Si vous faites cet exercice comme je l’ai fait, vous serez charmé par le récit. L’histoire est mouvementée et j’ai trouvé la plume de l’auteur savoureuse car elle est teintée d’ironie. L’auteur semble vouloir prendre position dans un pays sans littérature et où il ne se passe rien. Il y a de l’amertume aussi car Aubert de Gaspé a goûté à la prison à cause d’une chicane avec le bras de droit de Papineau.

On sent dans son œuvre une espèce d’admiration pour les Chefs Patriotes sur le point d’entrer en rébellion. Aubert de Gaspé rédige L’INFLUENCE D’UN LIVRE et fuit pour éviter à nouveau la prison. *Son histoire a déjà une histoire* et comme lecteur, j’ai goûté à l’Émotion qui s’en dégage. Il a réussi à m’arracher de mon XXIe siècle peinard pour m’aspirer dans la campagne canadienne du 19e siècle et suivre la quête d’Amand.

J’ai beaucoup aimé ce livre qui m’a donné l’impression de participer à une aventure empreinte de diabolisme. Le seul irritant que je veux signaler est l’abondance des citations. Il y en a pour tout et pour rien et plusieurs sont en anglais, l’auteur jugeant peut-être bon de citer Shakespeare.

Bien que la plupart soient d’une certaine pertinence, il y en a trop et ça brise le rythme. Le fait que l’auteur choisisse un sujet aussi lugubre me surprend à peine : *Ce que je ne puis concevoir et ce qui répugne à la raison, c’est qu’un être, auquel on ne peut refuser le nom d’homme, puisse s’abreuver du sang de son semblable pour un peu d’or…* (Extrait)

Je me suis dit voilà…c’est avec ça que la littérature canadienne est née : la science-fiction du XIXe siècle, empreinte d’un petit caractère européen.

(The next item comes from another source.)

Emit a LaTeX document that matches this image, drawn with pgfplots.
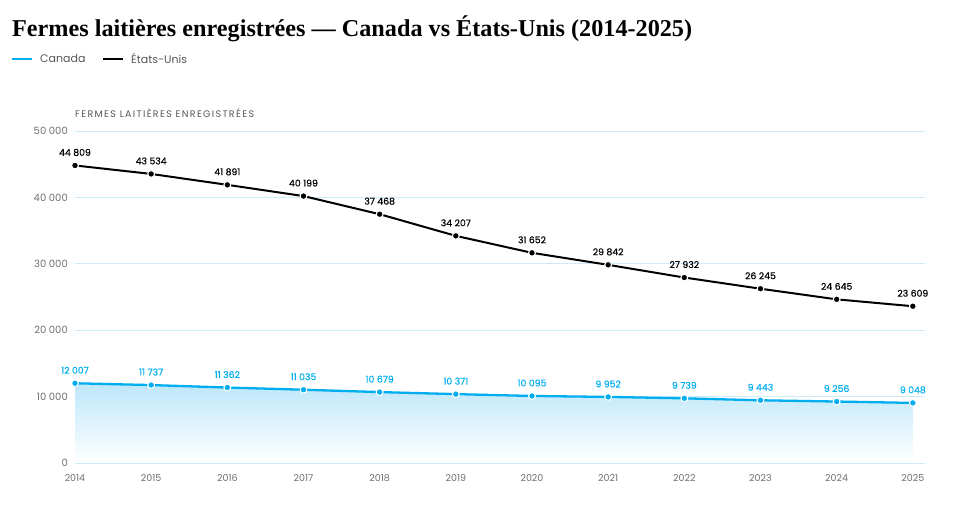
\documentclass[border=0pt]{standalone}
\usepackage{pgfplots}
\pgfplotsset{compat=1.18}
\usepackage{fontspec}
\setmainfont{Poppins}
\newfontfamily\titlefont{Liberation Serif}
\newfontfamily\labelfont[FakeBold=0.35]{Poppins}
\definecolor{canada}{HTML}{00AEEF}
\definecolor{canadafill}{HTML}{BDE7FA}
\definecolor{gridc}{HTML}{CDEBF8}
\definecolor{tickc}{HTML}{6E6E6E}
\definecolor{legc}{HTML}{555555}

\begin{document}
\begin{tikzpicture}[x=1pt,y=1pt]
\path[use as bounding box] (0,0) rectangle (960,518);
% title and legend
\node[anchor=base west, inner sep=0, font=\titlefont\bfseries\fontsize{24.2}{28}\selectfont]
  at (12,481) {Fermes laitières enregistrées — Canada vs États-Unis (2014-2025)};
\draw[canada, line width=2.6] (12,459) -- (32,459);
\node[anchor=west, inner sep=0, text=legc, font=\fontsize{11}{13}\selectfont] at (40,459.5) {Canada};
\draw[black, line width=2.6] (103,459) -- (123,459);
\node[anchor=west, inner sep=0, text=legc, font=\fontsize{11}{13}\selectfont] at (131,459.5) {États-Unis};
\node[anchor=west, inner sep=0, text=legc, font=\fontsize{9.5}{11}\selectfont\addfontfeature{LetterSpace=14}]
  at (75,405) {FERMES LAITIÈRES ENREGISTRÉES};

\begin{axis}[
  at={(75pt,55pt)}, anchor=south west,
  scale only axis, width=850pt, height=332pt,
  xmin=2014, xmax=2025.16, ymin=0, ymax=50000,
  clip=false,
  axis line style={draw=none},
  tick style={draw=none},
  ymajorgrids, grid style={gridc, line width=0.9pt},
  xtick={2014,2015,...,2025},
  ytick={0,10000,...,50000},
  scaled y ticks=false,
  /pgf/number format/assume math mode=true,
  /pgf/number format/1000 sep={\ },
  xticklabel={\pgfmathprintnumber[1000 sep={}]{\tick}},
  x tick label style={font=\fontsize{9.5}{11}\selectfont, text=tickc, inner sep=0, anchor=north, yshift=-11pt},
  y tick label style={font=\fontsize{10}{11}\selectfont, text=tickc, inner sep=0, anchor=east, xshift=-7pt},
]
% Canada: shaded area under the line
\addplot[draw=none, shade, top color=canadafill, bottom color=white, forget plot]
  coordinates {(2014,12007) (2015,11737) (2016,11362) (2017,11035) (2018,10679) (2019,10371)
               (2020,10095) (2021,9952) (2022,9739) (2023,9443) (2024,9256) (2025,9048)} \closedcycle;
% Canada
\addplot[canada, line width=2.3pt, mark=*, mark size=3.4pt,
  mark options={fill=canada, draw=white, line width=1.1pt},
  point meta=y,
  nodes near coords={\pgfmathprintnumber[assume math mode=true, 1000 sep={\ }]{\pgfplotspointmeta}},
  nodes near coords style={font=\labelfont\fontsize{9.3}{11}\selectfont, text=canada, anchor=center, inner sep=0, yshift=13pt}]
  coordinates {(2014,12007) (2015,11737) (2016,11362) (2017,11035) (2018,10679) (2019,10371)
               (2020,10095) (2021,9952) (2022,9739) (2023,9443) (2024,9256) (2025,9048)};
% United States
\addplot[black, line width=2pt, mark=*, mark size=3.4pt,
  mark options={fill=black, draw=white, line width=1.1pt},
  point meta=y,
  nodes near coords={\pgfmathprintnumber[assume math mode=true, 1000 sep={\ }]{\pgfplotspointmeta}},
  nodes near coords style={font=\labelfont\fontsize{9.3}{11}\selectfont, text=black, anchor=center, inner sep=0, yshift=13pt}]
  coordinates {(2014,44809) (2015,43534) (2016,41891) (2017,40199) (2018,37468) (2019,34207)
               (2020,31652) (2021,29842) (2022,27932) (2023,26245) (2024,24645) (2025,23609)};
\end{axis}
\end{tikzpicture}
\end{document}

Mal accueilli à sa publication…considéré aujourd’hui comme une œuvre historique… fascinant…

Suggestion de livre : LE LIVRE NOIR DE LA CIA, d’Yvonnick Denoël

C’est au manoir de son père que Philippe Aubert de Gaspé fils (1814-1841) rédige le premier roman de la littérature Canadienne-Française qu’il intitule L’INFLUENCE D’UN LIVRE. Le roman sera publié en 1837, deux mois avant l’insurrection des patriotes. Reçu d’abord dans l’indifférence, le roman sera attaqué par deux critiques réputés : Hyacinthe Leblanc de Marconnay et André-Romuald Cherrier. Il meurt le 7 mars 1841 à l’âge de 27 ans à Halifax. Après son décès, le roman connaît une certaine popularité grâce à l’abbé Casgrain qui le réédite en 1864 sous un nouveau titre : LE CHERCHEUR DE TRÉSORS, largement censuré.